Rassemblant des articles publiés dans les revues Carmel et Documents Épiscopat, cet ouvrage souligne d'abord la grâce que représente pour l'Église catholique le Renouveau charismatique, « nouvelle Pentecôte » dont les premiers signes se manifestèrent dès 1967 à l'aumônerie de l'université Duquesne (Pittsburgh, Pennsylvanie). Il rappelle, documents à l'appui, le soutien que lui ont apporté, après le cardinal Léon-Joseph Suenens, les papes Jean Paul II, Benoît XVI et François. Mais le principal souci de l'auteur est de fournir aux membres du Renouveau des clés de discernement face aux manifestations parfois spectaculaires de la vie dans l'Esprit. Si « l'effusion de l'Esprit conduit à la vie mystique », elle n'abolit pas pour autant les principes de discernement auxquels celle-ci a été soumise depuis les origines de l'Église.
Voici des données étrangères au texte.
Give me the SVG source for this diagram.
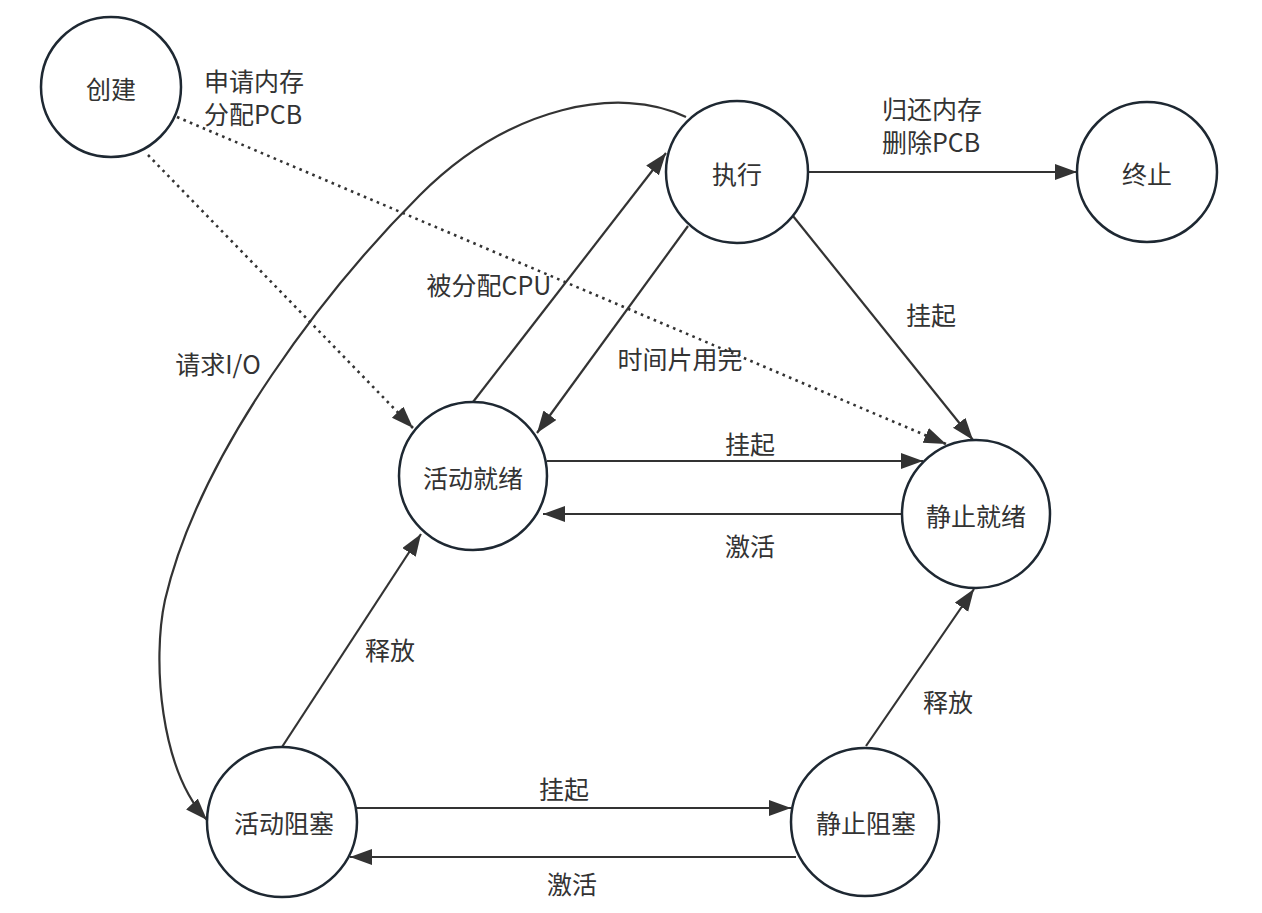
<svg xmlns="http://www.w3.org/2000/svg" width="1262" height="913" viewBox="0 0 1262 913">
<style>
  .node circle { fill: #ffffff; stroke: #1e2832; stroke-width: 2.5; }
  text { font-family: "Noto Sans CJK SC", "Noto Sans", sans-serif; font-size: 25px; fill: #333333; }
  .c { text-anchor: middle; dominant-baseline: central; }
  .l { text-anchor: start; dominant-baseline: central; }
  .edge { fill: none; stroke: #333333; stroke-width: 2.2; marker-end: url(#arrow); }
  .dot { stroke-width: 2.6; stroke-dasharray: 2.6 4.4; }
</style>
<defs>
  <marker id="arrow" markerUnits="userSpaceOnUse" markerWidth="24" markerHeight="18" refX="22" refY="8" orient="auto" viewBox="0 0 24 18">
    <path d="M0,0 L22,8 L0,16 Z" fill="#333333"/>
  </marker>
</defs>
<rect width="1262" height="913" fill="#ffffff"/>
<g id="connectors">
  <path class="edge dot" d="M148,155 L413,428"/>
  <path class="edge dot" d="M177,117 L946,444"/>
  <path class="edge" d="M473,402 L666,153"/>
  <path class="edge" d="M688,226 L537,433"/>
  <path class="edge" d="M793,216 L973,440"/>
  <path class="edge" d="M808,172 L1077,172"/>
  <path class="edge" d="M547,461 L923,461"/>
  <path class="edge" d="M903,514 L543,514"/>
  <path class="edge" d="M282,747 L421,534"/>
  <path class="edge" d="M357,808 L791,808"/>
  <path class="edge" d="M796,857 L350,857"/>
  <path class="edge" d="M866,746 L974,589"/>
  <path class="edge" d="M686,117 C620,85 510,105 420,195 C330,285 200,450 165,600 C152,660 160,770 207,820"/>
  <text class="l" x="204" y="80">申请内存</text>
  <text class="l" x="204" y="113">分配PCB</text>
  <text class="l" x="882" y="108">归还内存</text>
  <text class="l" x="882" y="141">删除PCB</text>
  <text class="c" x="931" y="314">挂起</text>
  <text class="c" x="489" y="284">被分配CPU</text>
  <text class="c" x="680" y="358">时间片用完</text>
  <text class="c" x="218" y="363">请求I/O</text>
  <text class="c" x="750" y="443">挂起</text>
  <text class="c" x="750" y="545">激活</text>
  <text class="c" x="390" y="649">释放</text>
  <text class="c" x="564" y="788">挂起</text>
  <text class="c" x="572" y="883">激活</text>
  <text class="c" x="948" y="701">释放</text>
</g>
<g id="node-create" class="node"><circle cx="111" cy="87" r="70"/><text class="c" x="111" y="88">创建</text></g>
<g id="node-run" class="node"><circle cx="737" cy="172" r="71"/><text class="c" x="737" y="173">执行</text></g>
<g id="node-exit" class="node"><circle cx="1147" cy="172" r="70"/><text class="c" x="1147" y="173">终止</text></g>
<g id="node-active-ready" class="node"><circle cx="473" cy="476" r="74"/><text class="c" x="473" y="477">活动就绪</text></g>
<g id="node-static-ready" class="node"><circle cx="976" cy="514" r="74"/><text class="c" x="976" y="515">静止就绪</text></g>
<g id="node-active-blocked" class="node"><circle cx="282" cy="822" r="75"/><text class="c" x="284" y="822">活动阻塞</text></g>
<g id="node-static-blocked" class="node"><circle cx="865" cy="822" r="74"/><text class="c" x="866" y="822">静止阻塞</text></g>
</svg>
C'est à la tradition du Carmel que fait appel le père François-Régis Wilhélem, sans surprise, puis qu'il est membre de l'Institut Notre-Dame de Vie (Vénasque). Face aux complaisances excessives dans les « phénomènes extraordinaires » (guérisons, sommeils mystiques, révélations, prophéties, etc.), l'auteur rappelle l'extrême prudence, pour ne pas dire plus, qu'a toujours manifestée Jean de la Croix, qu'il cite abondamment (Montée du Carmel, II, ch. 11 et 17). Il ne craint pas de citer aussi l'étonnant dossier publié au XIXe siècle par le pasteur presbytérien puis congrégationaliste Charles Grandison Finney sur « les excitations malsaines dans les réveils [revivals] ».

Mais la référence majeure, contemporaine, est le père Marie-Eugène de l'Enfant-Jésus (1894-1967). L'auteur rappelle et développe la distinction qu'établit celui-ci entre l'action de l'Esprit et ses « ondes de choc », entre « l'action de Dieu [par les dons du Saint Esprit] et l'expérience que nous pouvons en avoir », entre « le cœur de la vie dans l'Esprit » et les phénomènes extérieurs éventuels et secondaires. Il est vrai que l'usage du mot « mystique » et du mot « expérience » par le père Marie-Eugène semble assez flottant et peut prêter à confusion (ainsi : « On ne saurait affirmer qu'il n'y a pas de vie mystique sans expérience mystique »). De manière générale, la représentation de la vie spirituelle et de ses « antinomies » se veut fidèle à la doctrine thérésienne dualiste exposée dans le Livre des demeures, doctrine faisant écho à celle de saint Augustin : distinction entre « secours général » et « secours particulier », Dieu intervenant d'abord pour aider l'âme humano modo puis lui-même directement, divino modo, pour faire accéder à la vie proprement « mystique ».

On le voit, le discernement dont il est fait état dans ce livre porte surtout sur les « phénomènes extraordinaires » de la vie spirituelle qui fascinent certains, ainsi que sur les « formes avancées » de la vie spirituelle. Ceux qui s'estiment débutants dans la pratique de l'oraison et la docilité, au jour le jour, à la voix de l'Esprit dans la parole de Dieu ne s'y reconnaîtront pas nécessairement.